A 2022 study in the Journal of Consumer Psychology found that clothing shapes first impressions within seconds — and outerwear, as the outermost visible layer, carries disproportionate weight in that judgment. You don't need to care about fashion to care about that.
The coat is also where most men make their single largest clothing purchase of the year. Getting it right matters more here than almost anywhere else in your wardrobe.
The Coat Types That Actually Show Up in Real Life
Forget the exhaustive taxonomy. Here are the styles that matter, what they're for, and who they work best on.
The Overcoat Long — hits at or below the knee — structured, and usually cut from wool or a wool blend. This is the coat that makes a suit look intentional and a pair of dark trousers look like you have somewhere to be. Single-breasted in charcoal or navy is the right starting point for most men.
The Topcoat Shorter than an overcoat, typically mid-thigh, and lighter in weight. Better for mild winters or layering over a blazer in transitional weather. The overcoat vs topcoat question mostly comes down to climate and formality: topcoats are slightly less formal and more practical in cities where you're constantly moving in and out of buildings.
The Peacoat Double-breasted, mid-thigh, wide lapels. Originally naval workwear, now a reliable smart-casual option. Works well over a chunky knit or a crewneck. Less office-appropriate than an overcoat, but far more flexible on weekends.
The Trench Coat The one coat that genuinely bridges formal and casual without forcing it. A classic Burberry trench runs around $1,990. Solid alternatives from COS or Mango sit in the $150–$300 range. Belted at the waist, it creates structure on almost any build.
The Puffer or Quilted Jacket Practical and warm. The styling ceiling is lower — fine for weekends and commutes, harder to dress up without looking like you're heading to a ski lift.
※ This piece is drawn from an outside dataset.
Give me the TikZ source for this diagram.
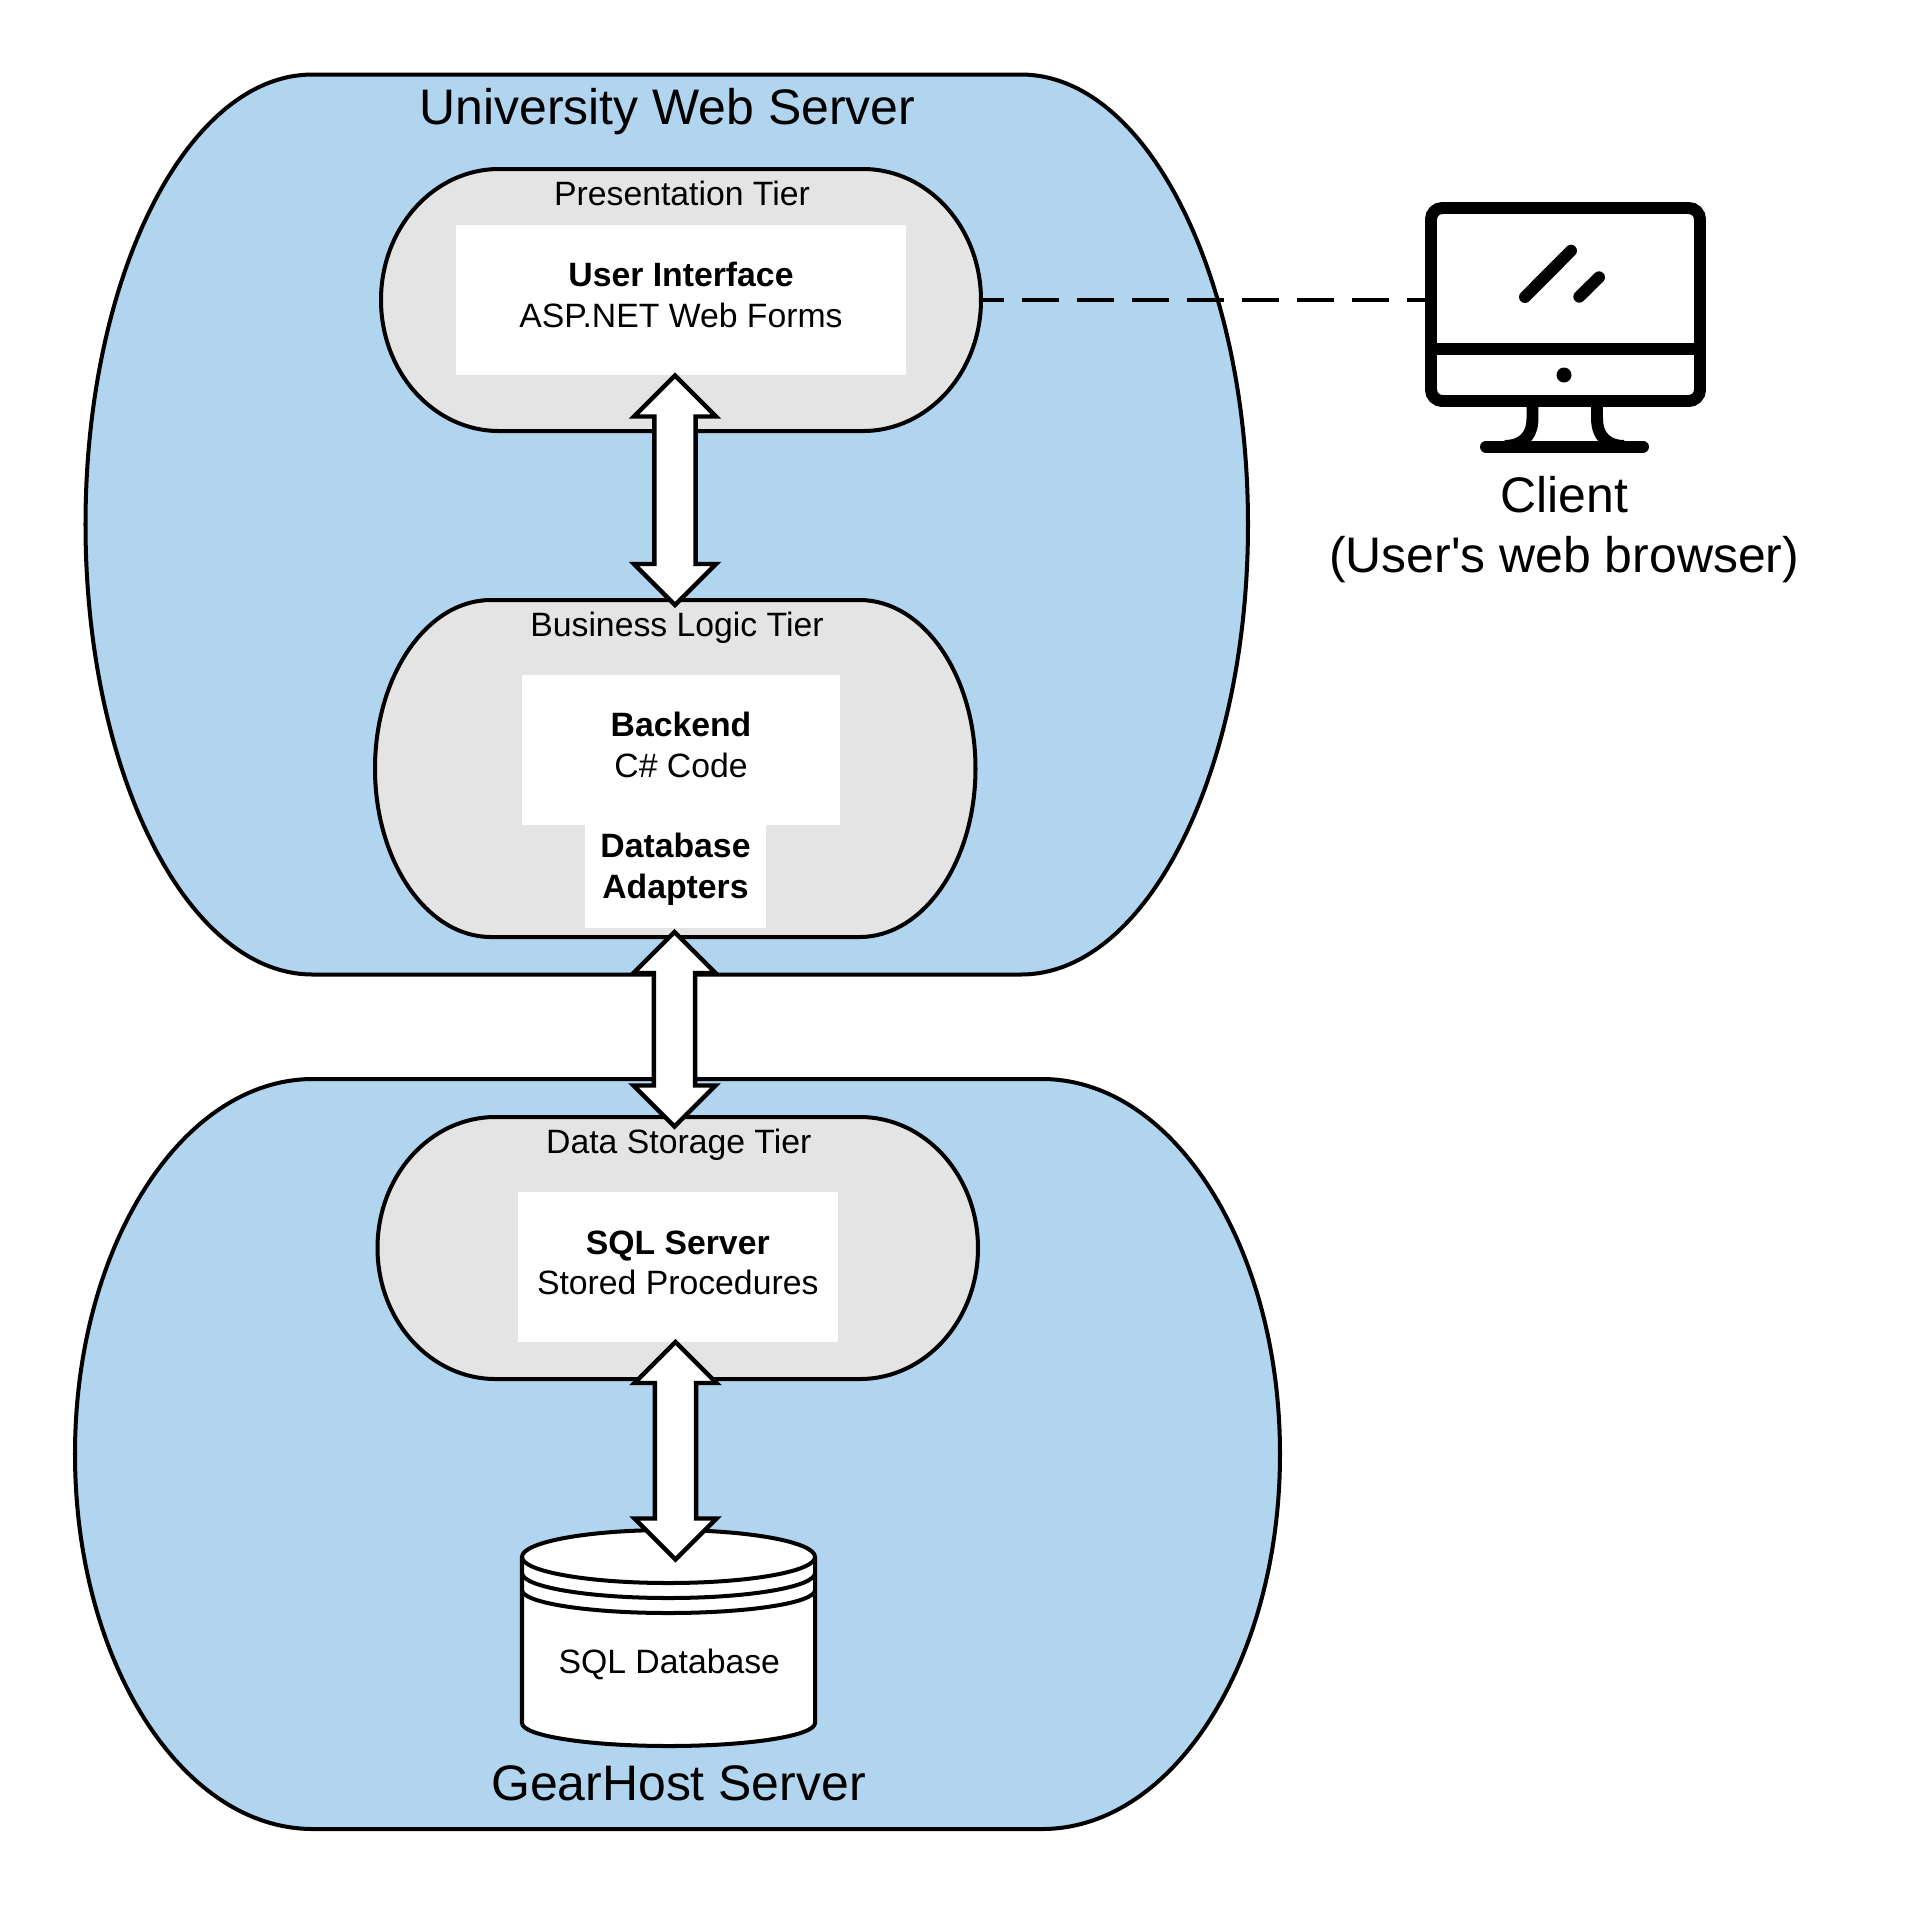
\documentclass[tikz,border=0pt]{standalone}
\usepackage{fontspec}
\setmainfont{Liberation Sans}
\newfontfamily\plainsans{Liberation Sans}
\usetikzlibrary{calc,fit,positioning}
\definecolor{serverblue}{HTML}{B1D4EF}
\definecolor{tiergray}{HTML}{E4E4E4}
\newcommand{\blob}[7]{%
  \pgfmathsetmacro{\blobry}{(#5-#3)/2}
  \node[fit={(#2,#3)(#4,#5)},inner sep=0pt] (#1) {};
  \draw[#7] ({#2+#6},#3) -- ({#4-#6},#3)
    arc[start angle=-90,end angle=90,x radius=#6,y radius=\blobry]
    -- ({#2+#6},#5)
    arc[start angle=90,end angle=270,x radius=#6,y radius=\blobry] -- cycle;
}
\newcommand{\fatarrow}[2]{%
  \draw[fat] (#1) -- ++(41,41) -- ++(-20.4,0) -- ($(#2)+(20.6,-41)$) -- ++(20.4,0)
    -- (#2) -- ++(-41,-41) -- ++(20.4,0) -- ($(#1)+(-20.6,41)$) -- ++(-20.4,0) -- cycle;
}
\begin{document}
\begin{tikzpicture}[x=0.01cm,y=-0.01cm,
      outline/.style={draw=black,line width=1.14pt},
      server/.style={outline,fill=serverblue},
      tier/.style={outline,fill=tiergray},
      fat/.style={draw=black,line width=1.25pt,fill=white,miter limit=10},
      whitebox/.style={fill=white,inner sep=0pt},
      boxtext/.style={inner sep=0pt,align=center,font=\fontsize{9.6}{11.5}\selectfont},
      small/.style={anchor=base,inner sep=0pt,font=\fontsize{9.6}{11.5}\selectfont},
      big/.style={anchor=base,inner sep=0pt,font=\fontsize{14.2}{17}\selectfont},
      clientlink/.style={draw=black,line width=1.25pt,
        dash pattern=on 10.5pt off 5.15pt,dash phase=4.27pt},
      icon/.style={draw=black,line width=3.4pt}]
  \useasboundingbox (0,0) rectangle (1926,1905);

  \blob{web}{85.5}{74.5}{1248}{974.5}{227}{server}
  \blob{gear}{75}{1079}{1280}{1829}{238}{server}
  \blob{pres}{381}{169}{981}{431}{118}{tier}
  \blob{logic}{375}{600}{975.5}{937}{116}{tier}
  \blob{data}{377.5}{1117}{978}{1379}{118}{tier}

  \node[whitebox,fit={(456,225)(906,375)}] (uiBox) {};
  \node[whitebox,fit={(585,825)(766,928)}] (adapterBox) {};
  \node[whitebox,fit={(522,675)(840,825)}] (backendBox) {};
  \node[whitebox,fit={(518,1191.5)(837.5,1341.5)}] (sqlBox) {};
  \node[boxtext] (uiText) at ([yshift=1.4pt]uiBox.center)
    {\textbf{User Interface}\\ASP.NET Web Forms};
  \node[boxtext] (backendText) at ([yshift=1.4pt]backendBox.center)
    {\textbf{Backend}\\C\# Code};
  \node[boxtext] (adapterText) at ([yshift=2pt]adapterBox.center)
    {\textbf{Database}\\\textbf{Adapters}};
  \node[boxtext] (sqlText) at ([yshift=1.05pt]sqlBox.center)
    {\textbf{SQL Server}\\Stored Procedures};

  \draw[outline,fill=white] (522,1557) arc[start angle=180,end angle=360,x radius=146.5,y radius=27]
    -- (815,1723) arc[start angle=0,end angle=180,x radius=146.5,y radius=23] -- cycle;
  \draw[outline] (522,1557) arc[start angle=180,end angle=0,x radius=146.5,y radius=26];
  \draw[outline] (522,1573) arc[start angle=180,end angle=0,x radius=146.5,y radius=25];
  \draw[outline] (522,1590) arc[start angle=180,end angle=0,x radius=146.5,y radius=23];
  \node[small] (dbLabel) at (669.3,1673) {SQL Database};

  \coordinate (uiTip) at (675,375.5);
  \coordinate (logicTip) at (675,605);
  \coordinate (adapterTip) at (674.5,932);
  \coordinate (dataTip) at (674.5,1126.5);
  \coordinate (sqlTip) at (675.5,1342);
  \coordinate (dbTip) at (675.5,1559.5);
  \fatarrow{uiTip}{logicTip}
  \fatarrow{adapterTip}{dataTip}
  \fatarrow{sqlTip}{dbTip}

  \node[big] (webLabel) at (667.5,124.7) {University Web Server};
  \node[big] (gearLabel) at (678.5,1800) {GearHost Server};
  \node[small] (presLabel) at (682,205) {Presentation Tier};
  \node[small] (logicLabel) at (677,636) {Business Logic Tier};
  \node[small] (dataLabel) at (678.8,1153.4) {Data Storage Tier};

  \node[fit={(1431,208)(1700,392)},inner sep=0pt] (monitor) {};
  \draw[clientlink] (pres.east) -- (pres.east -| monitor.west);
  \draw[icon,fill=white,rounded corners=3.2pt] (1431,208) rectangle (1700,401);
  \draw[icon] (1431,349) -- (1700,349);
  \fill (1564,375) circle[radius=7.5];
  \draw[icon,line cap=round] (1525,297) -- (1571,250.7);
  \draw[icon,line cap=round] (1579.3,296.7) -- (1599,277.3);
  \draw[icon] (1532.5,401) -- (1532.5,418) .. controls (1532.5,438) and (1520,446) .. (1505,446);
  \draw[icon] (1597,401) -- (1597,418) .. controls (1597,438) and (1609,446) .. (1624,446);
  \draw[icon,line cap=round] (1486,446.7) -- (1643,446.7);
  \node[big] (clientLabel) at (1564.2,512.3) {Client};
  \node[big] (browserLabel) at (1564.2,572.9) {\plainsans (User's web browser)};
\end{tikzpicture}
\end{document}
The Shearling or Leather Coat High visual impact, high commitment. These work if your existing wardrobe has some edge to it. If your everyday look is Oxford shirts and chinos, a shearling coat will feel like a costume.
Overcoat vs Topcoat: A Straight Answer
Most winter coat guides dodge this by saying "it depends on your lifestyle." Not helpful. Here's a cleaner answer.
Buy an overcoat first if you wear suits or tailored trousers to work at least twice a week. The length — typically 42–48 inches from collar to hem — creates a clean, unbroken line over trousers and gives the whole outfit a finished quality that a shorter coat can't replicate.
Buy a topcoat first if you're mostly in smart-casual territory: dark jeans, chinos, the occasional blazer. The shorter length (roughly 36–40 inches) doesn't fight with casualwear the way a full overcoat can. A topcoat over dark jeans and a rollneck looks considered. An overcoat over the same outfit can look like you grabbed the wrong thing on the way out.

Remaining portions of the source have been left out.